The Field's writers recommend some reads to see you through the dark days of winter

Names of the Fish

by Chris McCully

Have you ever stopped to reflect on why a trout is thus called when it could have been saddled with something else entirely? A shoat? A ruff? Even if you haven’t, Chris McCully makes a powerful case here for his belief that “cultural histories hide within lexicons”, conveyed through the prism of all that is piscatorial in British and Irish freshwaters.

McCully manages to be both scholarly and engaging, ensuring this will appeal not just to anglers but to all who have an interest in language. This dictionary includes local names as well as nicknames and obsolete designations: dollaghan is an Irish name for a brown trout; whiskers is a nickname for the barbel; shafflin is a name no longer used for an eel. Each entry is accompanied by a detailed etymology that even the unromantic among us would surely struggle to resist.

A particular highlight is the revelation that the sea trout must surely be “the most lexically endowed fish on the planet”, having a frankly monikerly avaricious 70. (Read The Field’s guide to the best salmon fishing in the world.)

Reviewed by Ettie Neil-Gallacher



The British Cookbook

by Ben Mervis

I can’t be alone in periodically getting stuck in a culinary rut. At this time of year, when festive standards organise themselves into a gastronomic loop, a new cookery book is welcome and can change how we think about food – both as individuals and as a society. Nigella (no surname needed) made me realise I could bake, and Ottolenghi has single-handedly transformed a nation’s eating habits.

Ben Mervis isn’t resetting our culinary mindset, perhaps, but in this celebration of British ingredients and dishes, he could certainly reset our culinary focus. For as Jeremy Lee, chef proprietor at Quo Vadis, writes in his foreword, Mervis reminds us of “the rich traditions of regional and seasonal cooking in the British Isles, which… is as relevant today as it ever was”.

All four corners of the UK are represented, with every traditional dish you can think of and many more besides.

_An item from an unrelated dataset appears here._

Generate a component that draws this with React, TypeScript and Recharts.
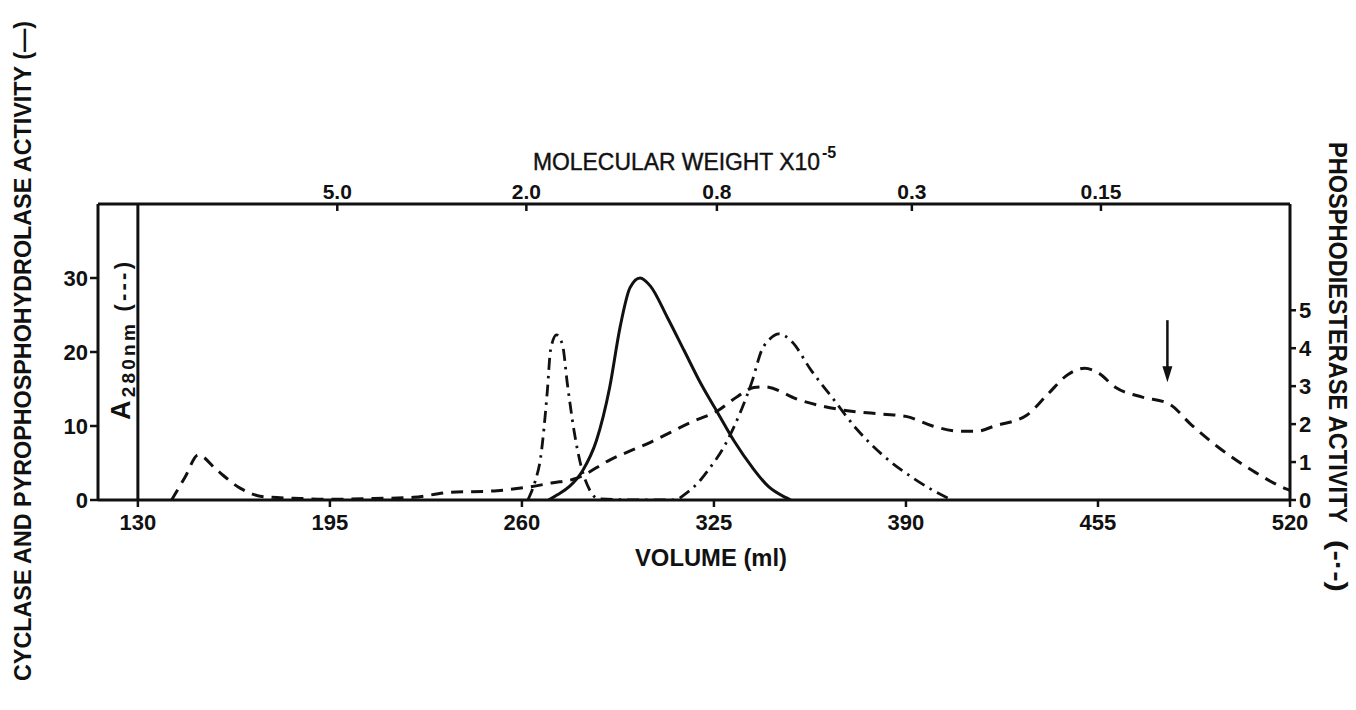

The odd recipe may well remain in the novelty zone (cod heads stuffed with liver and oatmeal, anyone?) but most will remind and delight in equal measure.

Reviewed by Ettie Neil-Gallacher


On Travel and the Journey Through Life

Edited by Barnaby Rogerson Eland

It was Ted Hughes who wrote “the only thing people regret is that they did not live boldly enough”. He might have added to this the sorrow felt by those who have not travelled enough. I sometimes wonder if I will ever go by train from Craven Arms to Barmouth or take a canal boat with a pye-dog through the Midlands. Those with wanderlust should beware Barnaby Rogerson’s pocket book of collected travel aphorisms, primitively illustrated by his friend Kate Boxer, with all the invested magic of a Cecil Collins ‘Vision’. You will reach for your passport. “Shake off the fetters of habit,” urges Sir Richard Burton, “the leaden weight of routine.” Rogerson has travelled widely, with a scholar’s eye and unwearied heart. “Pay attention to the journey and not the destination,” urges his wife, Rose Baring, in her introduction. They have certainly done that, as the remarkable publishers of Eland for 40 years, through continents and a happy life well shared.

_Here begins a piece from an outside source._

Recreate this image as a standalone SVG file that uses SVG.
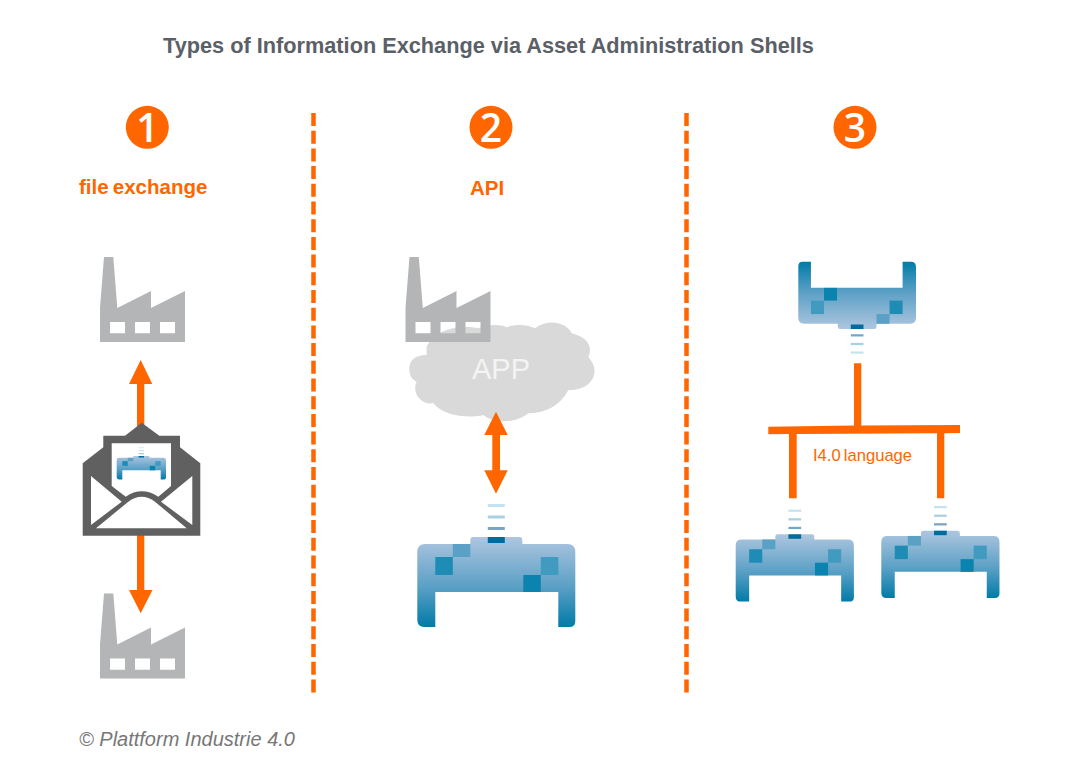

Reviewed by Rory Knight Bruce


Treasures of the Royal Armouries

Edited by Edward Impey

In case familial tensions flare over the festive season, one might want to bite one’s tongue and let one’s imagination seek inspiration from this magnificent guide to some of the country’s finest arms and armour. There is surely some satisfaction to be drawn from ruminating on the tools our forefathers drew upon in times of conflict, and imagining the uses to which they could still be put. Britain’s national museum of arms and armour was assembled over centuries at the Tower of London but the collection is now spread across several sites. Highlights include Tudor armours sourced from the Greenwich Armoury of Henry VIII but this sumptuous book also features a Roman sword and scabbard from Germany; an early 17th-century Japanese dagger; and pistols belonging to the captain of HMS Beagle, immortalised as the vessel for Darwin’s studies. Each of the 115 entries is rich in detail, representing different campaigns and cultures across millennia.